Properly implementing caching and indexing can significantly enhance ETL process performance, reduce processing time, and increase data access speeds.
Managing Low-Quality Data
Handling low-quality data is a crucial aspect that is often overlooked. This involves data cleaning, handling missing or inconsistent data, and verifying data accuracy. Taking a proactive approach to data management prevents complications in later stages.
To manage low-quality data within your ETL process, you can follow these steps:
- Identify Low-Quality Data: Use profiling tools to analyze and pinpoint incomplete, inconsistent, or incorrect data.
- Data Cleaning: Apply data cleaning processes to correct or remove anomalies. This can include standardizing formats, removing duplicates, and filling in missing values.
- Data Validation and Verification: Implement validation steps to ensure data meets specific quality standards. Apply business rules to verify data accuracy.
- Logging and Feedback for Improvement: Log data quality errors or issues and use this information to improve the ETL process moving forward.
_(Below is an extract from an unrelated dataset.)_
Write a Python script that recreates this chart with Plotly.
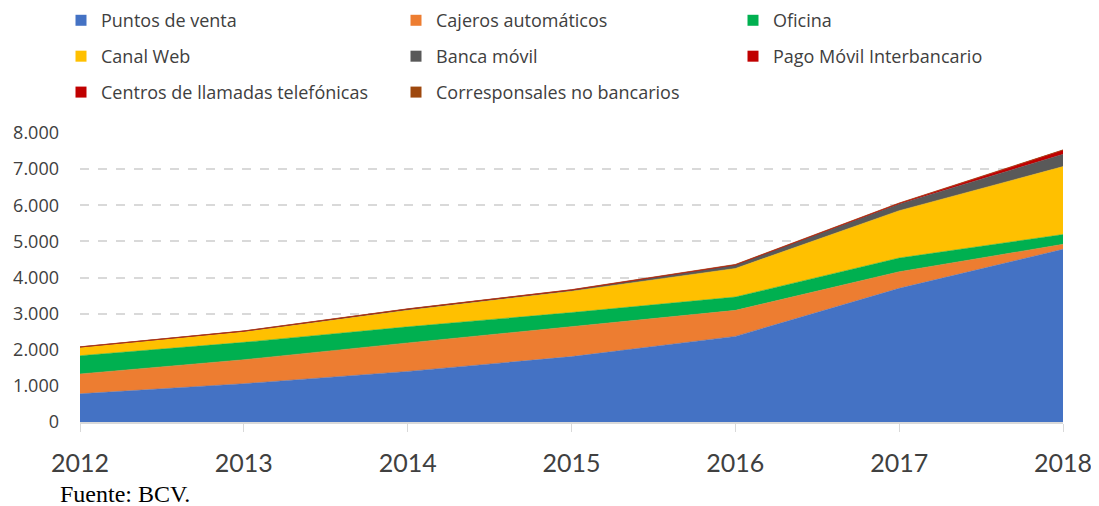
"""Medios de pago - area apilada"""
import plotly.graph_objs as go

years = [2012, 2013, 2014, 2015, 2016, 2017, 2018]

# valores por canal (aprox.)
puntos_venta = [780, 1060, 1400, 1810, 2370, 3700, 4780]
cajeros = [550, 665, 790, 830, 720, 460, 140]
oficina = [505, 480, 445, 390, 370, 380, 270]
canal_web = [225, 290, 460, 590, 790, 1310, 1880]
banca_movil = [15, 20, 30, 35, 95, 185, 340]
pago_movil = [0, 0, 0, 0, 5, 15, 110]
centros_llamadas = [3, 3, 3, 3, 4, 5, 5]
corresponsales = [4, 5, 6, 6, 8, 8, 8]

# leyenda en tres columnas: legend = col 1, legend2 = col 2, legend3 = col 3
series = [
    ('Puntos de venta', puntos_venta, '#4472C4', 'legend'),
    ('Cajeros automáticos', cajeros, '#ED7D31', 'legend2'),
    ('Oficina', oficina, '#00B050', 'legend3'),
    ('Canal Web', canal_web, '#FFC000', 'legend'),
    ('Banca móvil', banca_movil, '#595959', 'legend2'),
    ('Pago Móvil Interbancario', pago_movil, '#C00000', 'legend3'),
    ('Centros de llamadas telefónicas', centros_llamadas, '#C00000', 'legend'),
    ('Corresponsales no bancarios', corresponsales, '#9E480E', 'legend2'),
]

data = []
for name, vals, color, leg in series:
    data.append(go.Scatter(x=years, y=vals, name=name,
                           mode='lines', stackgroup='one',
                           line=dict(width=0.5, color=color),
                           fillcolor=color, showlegend=False,
                           legendgroup=name,
                           hoverinfo='x+y+name'))
    # entrada de leyenda con cuadrado, como en Excel
    data.append(go.Scatter(x=[None], y=[None], name=name, mode='markers',
                           marker=dict(symbol='square', size=11, color=color),
                           legend=leg, legendgroup=name, showlegend=True))

# el div queda desplazado 8px por el margen del body
legend_common = dict(orientation='v', xref='container', yref='paper',
                     xanchor='left', yanchor='top', y=1.453,
                     traceorder='grouped', tracegroupgap=9.5,
                     font=dict(family='Open Sans', size=18, color='#404040'),
                     bgcolor='rgba(0,0,0,0)', itemwidth=30)

layout = go.Layout(
    width=1091, height=498,
    margin=dict(l=72, r=36, t=125, b=84, autoexpand=False),
    paper_bgcolor='white', plot_bgcolor='white',
    separators=',.',
    showlegend=True,
    legend=dict(legend_common, x=53 / 1091),
    legend2=dict(legend_common, x=388 / 1091),
    legend3=dict(legend_common, x=725 / 1091),
    xaxis=dict(range=[2012, 2018], tickvals=years, automargin=False,
               ticks='outside', ticklen=8, tickcolor='#d9d9d9',
               showgrid=False, showline=True, linecolor='#d9d9d9',
               linewidth=1.5, zeroline=False, ticklabelstandoff=10,
               tickfont=dict(family='Lato', size=25, color='#404040')),
    yaxis=dict(range=[0, 8000], dtick=1000, tickformat=',d',
               automargin=False,
               showgrid=True, gridcolor='#d9d9d9', gridwidth=1.5,
               griddash='dash', zeroline=False, showline=False,
               ticks='', ticklabelstandoff=20,
               tickfont=dict(family='Open Sans', size=18, color='#404040')),
    annotations=[dict(text='Fuente: BCV.', xref='paper', yref='paper',
                      x=-0.0224, y=-0.249, xanchor='left',
                      yanchor='middle', showarrow=False,
                      font=dict(family='Liberation Serif', size=24,
                                color='#000000'))],
)

fig = go.Figure(data=data, layout=layout)
fig.write_html('out.html')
By implementing effective low-quality data management, you can improve the overall quality of data within your ETL pipeline, ensuring the resulting data is more accurate and reliable for business decisions.
Conclusion
ETL optimization is a dynamic process that requires a holistic approach. By focusing on every aspect—from extraction to loading—organizations can ensure a data pipeline that is not only fast but also accurate and reliable. It is essential to continuously review and adapt ETL processes in response to technological advancements and evolving business needs. An optimized ETL process is a valuable asset in the modern data ecosystem, enabling organizations to make solid, data-driven decisions.